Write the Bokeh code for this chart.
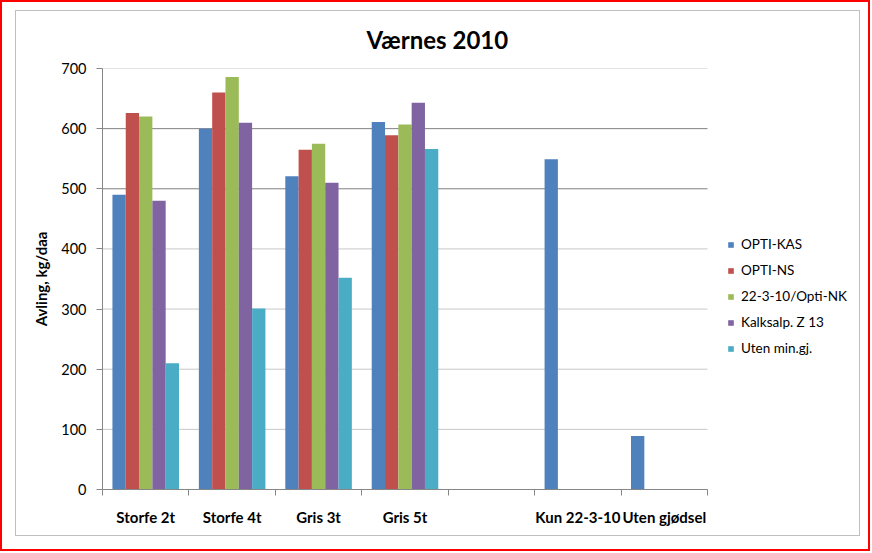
import math
from bokeh.plotting import figure
from bokeh.models import (Range1d, FixedTicker, Legend, LegendItem, ColumnDataSource, Title)
from bokeh.layouts import column
from bokeh.embed import file_html
from bokeh.resources import INLINE

# ---- data ----
categories = ["Storfe 2t", "Storfe 4t", "Gris 3t", "Gris 5t", "", "Kun 22-3-10", "Uten gjødsel"]
series_names = ["OPTI-KAS", "OPTI-NS", "22-3-10/Opti-NK", "Kalksalp. Z 13", "Uten min.gj."]
nan = float("nan")
opti_kas = [490, 600, 521, 611, nan, 549, 89]
opti_ns = [626, 660, 565, 589, nan, nan, nan]
opti_nk = [620, 686, 575, 607, nan, nan, nan]
kalksalp = [480, 610, 510, 643, nan, nan, nan]
uten_min = [210, 301, 352, 566, nan, nan, nan]
y_ticks = [0, 100, 200, 300, 400, 500, 600, 700]
dark_ticks = [500, 600]

series_values = [opti_kas, opti_ns, opti_nk, kalksalp, uten_min]
colors = ["#4F81BD", "#C0504D", "#9BBB59", "#8064A2", "#4BACC6"]

FONT = "Lato"

# frame: plot part is 605 px wide for the 7 categories, the rest of the frame holds the legend
W, H = 845, 526
ML, MT, MB = 86, 57, 48
n = len(categories)
x_end = n * (W - ML) / 605.0

p = figure(width=W, height=H, output_backend="svg", toolbar_location=None,
           x_range=Range1d(0, x_end), y_range=Range1d(0, 700),
           min_border_left=ML, min_border_right=0, min_border_top=MT, min_border_bottom=MB,
           outline_line_color=None, background_fill_color="white", border_fill_color="white")
p.styles = {"border": "1px solid #bfbfbf"}

p.title = Title(text="Værnes 2010", align="left", offset=264, standoff=26, vertical_align="top",
                text_font=FONT, text_font_size="24px", text_font_style="bold", text_color="#000000")

# gridlines limited to the category area
light = [t for t in y_ticks if t not in dark_ticks]
p.segment(x0=[0] * len(light), x1=[n] * len(light), y0=light, y1=light,
          line_color="#c8c8c8", line_width=1)
p.segment(x0=[0] * len(dark_ticks), x1=[n] * len(dark_ticks), y0=dark_ticks, y1=dark_ticks,
          line_color="#808080", line_width=1)

bar_w = 0.154
items = []
for i, (name, vals, col) in enumerate(zip(series_names, series_values, colors)):
    xs = [k + 0.5 + (i - 2) * bar_w for k in range(n)]
    src = ColumnDataSource(dict(x=[x for x, v in zip(xs, vals) if not math.isnan(v)],
                                top=[v for v in vals if not math.isnan(v)]))
    r = p.vbar(x="x", top="top", bottom=0, width=bar_w, source=src,
               fill_color=col, line_color=None)
    items.append(LegendItem(label=name, renderers=[r]))

# axes
xa = p.xaxis[0]
xa.bounds = (0, n)
xa.ticker = FixedTicker(ticks=[k + 0.5 for k in range(n)], minor_ticks=list(range(n + 1)))
xa.major_label_overrides = {k + 0.5: c for k, c in enumerate(categories)}
xa.major_tick_in = 0
xa.major_tick_out = 0
xa.minor_tick_in = 0
xa.minor_tick_out = 6
xa.minor_tick_line_color = "#868686"
xa.axis_line_color = "#868686"
xa.major_label_standoff = 12
xa.major_label_text_font = FONT
xa.major_label_text_font_size = "15px"
xa.major_label_text_font_style = "bold"
xa.major_label_text_color = "#000000"

ya = p.yaxis[0]
ya.ticker = FixedTicker(ticks=y_ticks)
ya.major_tick_in = 0
ya.major_tick_out = 6
ya.minor_tick_line_color = None
ya.major_tick_line_color = "#868686"
ya.axis_line_color = "#868686"
ya.major_label_standoff = 10
ya.major_label_text_font = FONT
ya.major_label_text_font_size = "14.5px"
ya.major_label_text_color = "#000000"
ya.axis_label = "Avling, kg/daa"
ya.axis_label_text_font = FONT
ya.axis_label_text_font_size = "15px"
ya.axis_label_text_font_style = "bold"
ya.axis_label_text_color = "#000000"
ya.axis_label_standoff = 8

p.xgrid.grid_line_color = None
p.ygrid.grid_line_color = None

legend = Legend(items=items, location=(625, 131), orientation="vertical",
                border_line_color=None, background_fill_alpha=0,
                label_text_font=FONT, label_text_font_size="13.5px", label_text_color="#000000",
                glyph_width=7, glyph_height=7, label_standoff=7, label_height=20,
                spacing=6, padding=0, margin=0)
p.add_layout(legend, "center")

layout = column(p, styles={"border": "2px solid #ff0000", "padding": "8px 8px 13px 13px",
                           "background-color": "white"})

open("out.html", "w").write(file_html(layout, INLINE))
※
SHORT PROBLEM => Without the pictures, return the listing above from its first line through the line that has "dark_ticks = [500, 600]".

FINISHED EXERCISE =>
Write the Bokeh code for this chart.
import math
from bokeh.plotting import figure
from bokeh.models import (Range1d, FixedTicker, Legend, LegendItem, ColumnDataSource, Title)
from bokeh.layouts import column
from bokeh.embed import file_html
from bokeh.resources import INLINE

# ---- data ----
categories = ["Storfe 2t", "Storfe 4t", "Gris 3t", "Gris 5t", "", "Kun 22-3-10", "Uten gjødsel"]
series_names = ["OPTI-KAS", "OPTI-NS", "22-3-10/Opti-NK", "Kalksalp. Z 13", "Uten min.gj."]
nan = float("nan")
opti_kas = [490, 600, 521, 611, nan, 549, 89]
opti_ns = [626, 660, 565, 589, nan, nan, nan]
opti_nk = [620, 686, 575, 607, nan, nan, nan]
kalksalp = [480, 610, 510, 643, nan, nan, nan]
uten_min = [210, 301, 352, 566, nan, nan, nan]
y_ticks = [0, 100, 200, 300, 400, 500, 600, 700]
dark_ticks = [500, 600]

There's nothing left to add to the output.